Jeden Morgen ging ich auf Arbeit und nahm mir vor: „Heute packst du es, heute stellst du die Liste zusammen.“ Abends nahm ich mir genau das selbe für den nächsten Tag vor, weil ich es mal wieder nicht gepackt hatte. Wenn es hoch kam, habe ich vielleicht 10 Stunden produktiv pro Woche gearbeitet. In einer kleinen Firma mit nur 60 Angestellten fällt das auf, da konnte ich nicht in der Masse verschwinden.

Es war nicht so, dass mich die Aufgaben an sich überforderten, dass ich das Wissen oder die Fähigkeiten nicht hatte. Ich konnte schlicht nicht.
Oft sah ich mir quasi selbst von außen bei meinem Versagen zu. Ich sah das Licht am Ende des Tunnels und wusste, dass das der entgegenkommende Zug war. Und wie das Kaninchen vor der Schlange erstarrte ich und wartete auf den Aufprall.

Auch, wenn ich das alles geahnt habe, war die eigentliche Kündigung nochmal ein richtiger Tiefschlag. Es zog mir komplett die Füße weg. Wie betäubt wandelte ich die nächsten paar Tage rum. Ich konnte gerade noch so meinen Arbeitslosenantrag stellen, bevor mich meine Kräfte endgültig verließen.

Eine Freundin schickte mir aus heiterem Himmel einen Link zu einem Verein, welcher depressive Menschen beim Kontakt mit Behörden unterstützt, da sie wissen, dass genau solch persönliche Interaktion mitunter eine Sache der Unmöglichkeit ist. Dazu packte sie noch einen Link zu einem Blog, wo ein Betroffener schilderte, wie er erfolgreich einen Antrag auf 50% Grad der Behinderung gestellt hatte.
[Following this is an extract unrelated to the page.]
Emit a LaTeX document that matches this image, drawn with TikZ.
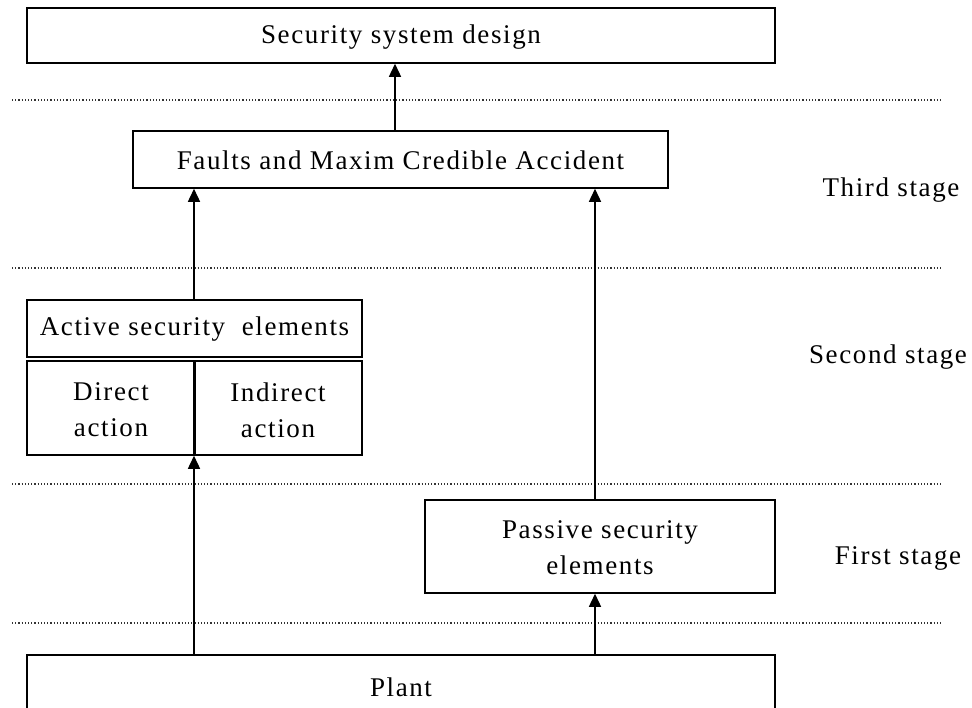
\documentclass[tikz,border=0pt]{standalone}
\usepackage{fontspec}
\setmainfont{Liberation Serif}[LetterSpace=6]
\usetikzlibrary{arrows.meta,calc}
\begin{document}
\begin{tikzpicture}[x=1pt,y=-1pt,
  box/.style={draw,line width=1.5pt,rectangle,inner sep=0pt},
  lbl/.style={font=\fontsize{27}{36}\selectfont,align=center,inner sep=0pt},
  arr/.style={line width=1.4pt,-{Triangle[width=12pt,length=13pt]}},
  sep/.style={dotted,line width=1.2pt,black!80}]
\useasboundingbox (0,0) rectangle (972,707);
\clip (0,0) rectangle (972,707);
% boxes
\node[box,minimum width=748pt,minimum height=55pt] (ssd) at (401,35.5) {};
\node[lbl] at ([yshift=-1.5pt]ssd.center) {Security system design};
\node[box,minimum width=535pt,minimum height=57pt] (faults) at (400.5,159.5) {};
\node[lbl] at ([yshift=-1pt]faults.center) {Faults and Maxim Credible Accident};
\node[box,minimum width=335pt,minimum height=57pt] (active) at (194.5,328.5) {};
\node[lbl] at ([yshift=-1pt]active.center) {Active security\ \ elements};
\node[box,minimum width=335pt,minimum height=94pt] (acts) at (194.5,408) {};
\node[lbl] (direct) at (111,410) {Direct\\action};
\node[lbl] (indirect) at (278,410) {Indirect\\action};
\coordinate (xl) at (194,0);
\coordinate (xm) at (395,0);
\coordinate (xr) at (595,0);
\draw[line width=3pt] (xl |- acts.north) -- (xl |- acts.south);
\node[box,minimum width=350pt,minimum height=93pt] (passive) at (600,546.5) {};
\node[lbl] at ([yshift=-1pt]passive.center) {Passive security\\elements};
\node[box,minimum width=748pt,minimum height=64pt] (plant) at (401,687) {};
\node[lbl] at (plant.center) {Plant};
% separators
\coordinate (s1l) at (12,100); \coordinate (s1r) at (942,100);
\coordinate (s2l) at (12,268); \coordinate (s2r) at (942,268);
\coordinate (s3l) at (12,484); \coordinate (s3r) at (942,484);
\coordinate (s4l) at (12,623); \coordinate (s4r) at (942,623);
\draw[sep] (s1l) -- (s1r);
\draw[sep] (s2l) -- (s2r);
\draw[sep] (s3l) -- (s3r);
\draw[sep] (s4l) -- (s4r);
% stage labels
\node[lbl] (third) at (891,190) {Third stage};
\node[lbl] (second) at (888,357) {Second stage};
\node[lbl] (first) at (898,558) {First stage};
% arrows
\draw[arr] (xl |- plant.north) -- (xl |- acts.south);
\draw[arr] (xr |- plant.north) -- (xr |- passive.south);
\draw[arr] (xr |- passive.north) -- (xr |- faults.south);
\draw[arr] (xl |- active.north) -- (xl |- faults.south);
\draw[arr] (xm |- faults.north) -- (xm |- ssd.south);
\end{tikzpicture}
\end{document}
Immerhin war dies ein Ziel bzw. eine Möglichkeit. Nach langer Überwindungsphase rief ich bei meiner Psychiaterin an (Telefonieren ist ja auch noch so eine Baustelle) und bekam überraschenderweise gleich am nächsten Tag einen Termin. Vermutlich hatte ein anderer Patient abgesagt, weil in unserer Stadt an diesem Tag der Öffentliche Nahverkehr bestreikt wurde.
Die Psychiaterin unterstützte meinen Vorschlag wegen der Behinderung, obwohl sie mir wenig Hoffnung machte, dass es bei mir für 50% reichen würde. Sie schrieb mich zudem krank, damit ich den ganzen Ärger mit dem A-Amt nicht mehr an der Backe hätte und vor allem, damit ich keine Bewerbungen schreiben und Absagen kassieren müsste. Sie erhöhte meine Sertralin-Dosis von 100 auf 150 mg. Und sie setzte mich auf die Warteliste für eine hier sehr renommierte Tagesklinik, wo ich in ca. einem Monat noch mal anrufen und nachhaken sollte. Ob es wirklich tagesklinisch geht, hängt davon ab, wie die Therapeuten meine Bulimie bewerten.

Während der 3 Monate im Job hatte ich immer wieder mal mehr, mal weniger schwere Rückfälle, die aber schlagartig nach der Kündigung aufhörten. Nun ist so eine intensive Therapie recht stressig und kann gut neue Rückfälle triggern. Andererseits möchte ich nicht wirklich stationär gehen, da dann mein Mann die Woche über alleine mit den Kindern wäre und das ist derzeit eine echte Herausforderung.

Tja, so sieht’s derzeit hier aus. Nicht wirklich dolle. Immerhin ist unsere Wohnung Hartz-IV sicher, was – so blöd es klingen mag – eine Menge Druck von mir nimmt.

Letztendlich ist aber dennoch jeder Tag ein elender Überlebenskampf!